The Chemistry of Life

COMPOUNDS

When two or more different types of atoms are combined in a fixed ratio, they form a chemical compound. You’ll sometimes find that a compound has different properties from those of its elements. For instance, hydrogen and oxygen exist in nature as gases. Yet when they combine to make water, they often pass into a liquid state. When hydrogen atoms get together with oxygen atoms to form water, we’ve got a chemical reaction:

2H2 (g) + O2 (g) → 2H2O (l)

The atoms of a compound are held together by chemical bonds, which may be ionic bonds, covalent bonds, or hydrogen bonds.

An ionic bond is formed between two atoms when one or more electrons are transferred from one atom to the other. In this reaction, one atom loses electrons and becomes positively charged and the other atom gains electrons and becomes negatively charged. The charged forms of the atoms are called ions. For example, when Na reacts with Cl, charged ions, Na+ and Cl-, are formed.
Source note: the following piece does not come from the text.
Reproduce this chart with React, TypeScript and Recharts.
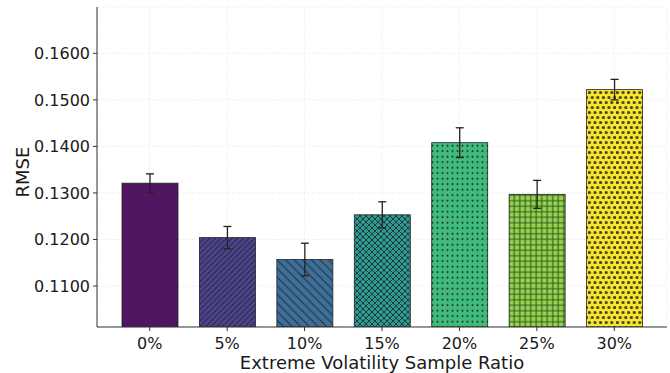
import React from 'react';
import { BarChart, Bar, XAxis, YAxis, CartesianGrid, ErrorBar } from 'recharts';

const categories = ['0%', '5%', '10%', '15%', '20%', '25%', '30%'];
const rmse = [0.1321, 0.1204, 0.1157, 0.1253, 0.1408, 0.1297, 0.1522];
const errors = [0.0020, 0.0024, 0.0035, 0.0028, 0.0032, 0.0030, 0.0022];
const yTicks = [0.11, 0.12, 0.13, 0.14, 0.15, 0.16];

const colors = ['#501660', '#4e4590', '#3d6f98', '#2e9990', '#40bb7e', '#8fd64a', '#f8e52f'];
const patterns = ['none', 'fwd', 'back', 'cross', 'dots', 'grid', 'bigdots'];

const data = categories.map((c, i) => ({ name: c, rmse: rmse[i], err: errors[i] }));

const FONT = '"DejaVu Sans", sans-serif';
const HATCH = '#1a1a1a';

function PatternDef({ id, kind }: { id: string; kind: string }) {
  if (kind === 'fwd') {
    const s = 5.6;
    return (
      <pattern id={id} patternUnits="userSpaceOnUse" width={s} height={s}>
        <path d={`M0,${s} L${s},0 M${-s / 2},${s / 2} L${s / 2},${-s / 2} M${s / 2},${s * 1.5} L${s * 1.5},${s / 2}`} stroke={HATCH} strokeWidth={1.1} strokeOpacity={0.75} />
      </pattern>
    );
  }
  if (kind === 'back') {
    const s = 8.6;
    return (
      <pattern id={id} patternUnits="userSpaceOnUse" width={s} height={s}>
        <path d={`M0,0 L${s},${s} M${-s / 2},${s / 2} L${s / 2},${s * 1.5} M${s / 2},${-s / 2} L${s * 1.5},${s / 2}`} stroke={HATCH} strokeWidth={1.1} strokeOpacity={0.75} />
      </pattern>
    );
  }
  if (kind === 'cross') {
    const s = 6;
    return (
      <pattern id={id} patternUnits="userSpaceOnUse" width={s} height={s}>
        <path d={`M0,0 L${s},${s} M0,${s} L${s},0 M${-s / 2},${s / 2} L${s / 2},${s * 1.5} M${s / 2},${-s / 2} L${s * 1.5},${s / 2} M${-s / 2},${s / 2} L${s / 2},${-s / 2} M${s / 2},${s * 1.5} L${s * 1.5},${s / 2}`} stroke={HATCH} strokeWidth={1} strokeOpacity={0.75} />
      </pattern>
    );
  }
  if (kind === 'dots') {
    return (
      <pattern id={id} patternUnits="userSpaceOnUse" width={5} height={5.5}>
        <circle cx={2.5} cy={2.7} r={1} fill={HATCH} fillOpacity={0.85} />
      </pattern>
    );
  }
  if (kind === 'grid') {
    const s = 5.5;
    return (
      <pattern id={id} patternUnits="userSpaceOnUse" width={s} height={s}>
        <path d={`M${s / 2},0 L${s / 2},${s} M0,${s / 2} L${s},${s / 2}`} stroke={HATCH} strokeWidth={1} strokeOpacity={0.75} />
      </pattern>
    );
  }
  if (kind === 'bigdots') {
    return (
      <pattern id={id} patternUnits="userSpaceOnUse" width={5.6} height={10}>
        <circle cx={1.4} cy={2.5} r={1.6} fill={HATCH} fillOpacity={0.8} />
        <circle cx={4.2} cy={7.5} r={1.6} fill={HATCH} fillOpacity={0.8} />
      </pattern>
    );
  }
  return null;
}

const HatchBar = (props: any) => {
  const { x, y, width, height, index } = props;
  const kind = patterns[index];
  const id = `hatch-${index}`;
  return (
    <g>
      {kind !== 'none' && (
        <defs>
          <PatternDef id={id} kind={kind} />
        </defs>
      )}
      <rect x={x} y={y} width={width} height={height} fill={colors[index]} />
      {kind !== 'none' && <rect x={x} y={y} width={width} height={height} fill={`url(#${id})`} />}
      <rect x={x} y={y} width={width} height={height} fill="none" stroke="#222" strokeWidth={0.8} />
    </g>
  );
};

export default function App() {
  return (
    <div style={{ position: 'absolute', left: 0, top: 0, width: 670, height: 373, background: '#fff' }}>
      <BarChart width={670} height={373} data={data} margin={{ top: 7, right: 3, left: 0, bottom: 0 }}>
        <XAxis
          dataKey="name"
          height={46}
          padding={{ left: 14, right: 14 }}
          axisLine={{ stroke: '#333', strokeWidth: 1 }}
          tickLine={{ stroke: '#333' }}
          tickSize={4}
          tickMargin={7}
          tick={{ fontSize: 16, fill: '#1a1a1a', fontFamily: FONT }}
          label={{
            content: (p: any) => {
              const vb = p.viewBox;
              return (
                <text x={vb.x + vb.width / 2} y={369} textAnchor="middle" fontSize={18} fill="#1a1a1a" fontFamily={FONT}>
                  Extreme Volatility Sample Ratio
                </text>
              );
            },
          }}
        />
        <YAxis
          width={97}
          domain={[0.1012, 0.16995]}
          ticks={yTicks}
          allowDataOverflow
          axisLine={{ stroke: '#333', strokeWidth: 1 }}
          tickLine={{ stroke: '#333' }}
          tickSize={4}
          tickMargin={3}
          tickFormatter={(v: number) => v.toFixed(4)}
          tick={{ fontSize: 16, fill: '#1a1a1a', fontFamily: FONT }}
          label={{
            content: (p: any) => {
              const vb = p.viewBox;
              const cy = vb.y + vb.height / 2 + 5;
              return (
                <text x={22} y={cy} transform={`rotate(-90, 22, ${cy})`} textAnchor="middle" dominantBaseline="central" fontSize={18} fill="#1a1a1a" fontFamily={FONT}>
                  RMSE
                </text>
              );
            },
          }}
        />
        <Bar dataKey="rmse" barSize={56} shape={HatchBar} isAnimationActive={false}>
          <ErrorBar dataKey="err" width={4} stroke="#222" strokeWidth={1.3} isAnimationActive={false} />
        </Bar>
        <CartesianGrid stroke="#d4d4d4" strokeOpacity={0.45} strokeDasharray="3 2" strokeWidth={0.8} />
      </BarChart>
    </div>
  );
}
A covalent bond is formed when electrons are shared between atoms. If the electrons are shared equally between the atoms, the bond is called nonpolar covalent. If the electrons are shared unequally, the bond is called polar covalent. When one pair of electrons is shared between two atoms, the result is a single covalent bond. When two pairs of electrons are shared, the result is a double covalent bond. When three pairs of electrons are shared, the result is a triple covalent bond.